The doctor will examine the patient’s breasts, neck and chest, as well as the area under the arms.

Imaging exams may include:

  • Ultrasound: The ultrasound uses sound waves to reveal whether a mass is solid or filled with fluid. This procedure is used in younger women who may have more dense breast tissue.
  • Mammogram: This imaging test is a type of X-ray that takes images while the breast is pressed between plastic plates. In some cases, women with dense breasts may undergo a mammogram and an ultrasound.
  • Magnetic resonance imaging (MRI): This exam uses magnet radio waves to create an image. It may be used as an adjunct to other imaging tests in patients at higher risk for breast cancer when results are unclear.

Imaging may be followed by a FNA or CNB. These procedures may help to confirm the diagnosis by collecting fluid and/or tissue.

  • FNA uses a needle to drain fluid from the cyst.
  • CNB removes small pieces of breast tissue. Known as cores, these pieces are about the size of a grain of rice.

These procedures are not always needed for diagnosis. They’re usually outpatient procedures performed in a doctor’s office or clinic.

Treatment options

Once confirmed, a simple cyst doesn’t usually require treatment. Doctors may recommend monitoring the cyst over time.

If the patient is experiencing pressure and pain, doctors may rain the cyst, removing fluid and cells through the FNA process. A cyst also may be drained if its size is likely to interfere with a clinical breast exam. It’s possible the cyst will fill back up with fluid later or go away over time.

A cyst may be surgically removed if it keeps returning and causing symptoms.

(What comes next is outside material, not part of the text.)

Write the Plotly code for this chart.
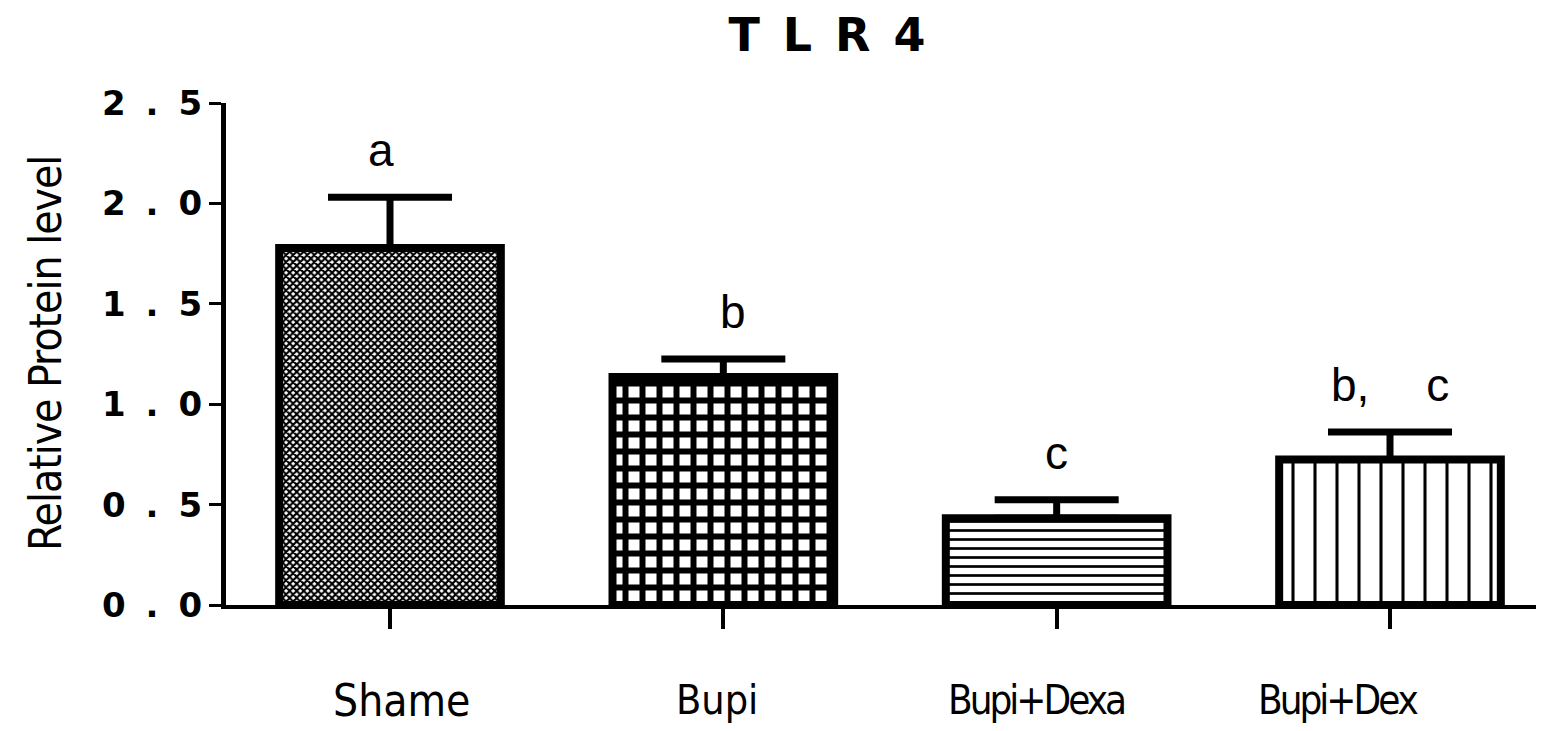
import plotly.graph_objects as go

categories = ["Shame", "Bupi", "Bupi+Dexa", "Bupi+Dex"]
means = [1.778, 1.136, 0.432, 0.724]
sem = [0.253, 0.089, 0.092, 0.137]
letters = ["a", "b", "c", "b<span style='letter-spacing:22px'>, </span>c"]
y_tick_vals = [0.0, 0.5, 1.0, 1.5, 2.0, 2.5]
y_tick_text = ["0.0", "0.5", "1.0", "1.5", "2.0", "2.5"]

# page body has an 8px margin; size the figure so it fills the 1544x731 window
W, H = 1536, 723
L, R, T, B = 218, 0, 95, 126
PW, PH = W - L - R, H - T - B

fig = go.Figure()
fig.add_trace(go.Bar(
    x=categories, y=means,
    width=0.665,
    marker=dict(
        color="white",
        line=dict(color="black", width=8),
        pattern=dict(
            shape=["x", "+", "-", "|"],
            size=[5, 17, 9, 22],
            solidity=[0.65, 0.58, 0.3, 0.14],
            fgcolor="black", bgcolor="white", fillmode="replace",
        ),
    ),
    error_y=dict(type="data", array=sem, arrayminus=[0] * len(sem), symmetric=False,
                 color="black", thickness=7, width=62),
    showlegend=False,
))

cond = "DejaVu Sans Condensed, Liberation Sans Narrow, Arial Narrow, sans-serif"

# significance letters above error bars
letter_shift = {"Shame": -9, "Bupi": 10, "Bupi+Dexa": 0, "Bupi+Dex": 0}
for c, m, s, t in zip(categories, means, sem, letters):
    fig.add_annotation(x=c, y=m + s, xref="x", yref="y", text=t, showarrow=False,
                       yanchor="bottom", yshift=19, xshift=letter_shift[c],
                       font=dict(family="Liberation Sans, Arial, sans-serif", size=46, color="black"))

# category labels
label_style = {
    "Shame": dict(shift=11, size=44, ls=0),
    "Bupi": dict(shift=-6, size=41, ls=0),
    "Bupi+Dexa": dict(shift=-19, size=40, ls=-3),
    "Bupi+Dex": dict(shift=-52, size=40, ls=-3),
}
for c in categories:
    st = label_style[c]
    txt = c if st["ls"] == 0 else f"<span style='letter-spacing:{st['ls']}px'>{c[:-1]}</span>{c[-1]}"
    fig.add_annotation(x=c, y=-(692 - (T + PH)) / PH, xref="x", yref="paper", text=txt,
                       showarrow=False, xshift=st["shift"], yanchor="middle",
                       font=dict(family=cond, size=st["size"], color="black"))

# y-axis title
fig.add_annotation(x=-(L - 37) / PW, y=0.5, xref="paper", yref="paper",
                   text="<span style='letter-spacing:-1px'>Relative Protein level</span>",
                   textangle=-90, showarrow=False, xanchor="center", yanchor="middle",
                   font=dict(family=cond, size=44, color="black"))

fig.update_layout(
    width=W, height=H,
    margin=dict(l=L, r=R, t=T, b=B, autoexpand=False),
    paper_bgcolor="white", plot_bgcolor="white",
    title=dict(text="<span style='letter-spacing:23px'>TLR</span>4",
               x=819 / W, xref="container", xanchor="center",
               y=1 - 27 / H, yref="container", yanchor="middle",
               font=dict(family="DejaVu Sans, Arial Black, sans-serif", size=46,
                         color="black", weight="bold")),
    bargap=0.335,
    xaxis=dict(range=[-0.492, 3.462], showline=True, linewidth=4, linecolor="black",
               ticks="outside", ticklen=20, tickwidth=4, tickcolor="black",
               showticklabels=False, showgrid=False, zeroline=False, automargin=False),
    yaxis=dict(range=[0, 2.5], showline=True, linewidth=5, linecolor="black",
               ticks="outside", ticklen=12, tickwidth=3, tickcolor="black",
               tickvals=y_tick_vals,
               ticktext=["<span style='letter-spacing:20px'>" + t[:2] + "</span>" + t[2:] for t in y_tick_text],
               tickfont=dict(family="DejaVu Sans, Arial Black, sans-serif", size=34,
                             color="black", weight="bold"),
               showgrid=False, zeroline=False, automargin=False),
)

fig.write_html("out.html")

To ease symptoms, doctors may recommend an over-the-counter pain reliever, such as acetaminophen or ibuprofen. For more serious symptoms, some doctors may prescribe hormones, including oral contraceptives, tamoxifen and androgens. However, these may have serious side effects, so they’re typically reserved for more severe cases.

Follow-up care may include:

  • For a simple cyst, imaging is typically performed again after four to six weeks—but this may not be recommended unless symptoms have developed.
  • Doctors would likely monitor a complex cyst more closely, conducting follow-up imaging every six to 12 months if a biopsy came back benign. This surveillance would usually continue for about two years if there were no changes. If there were changes, a repeat biopsy or cyst removal may be the next step.

Most breast cysts are benign. In the rare instances when a cyst is malignant, doctors would use the same therapeutic approaches as for breast cancer.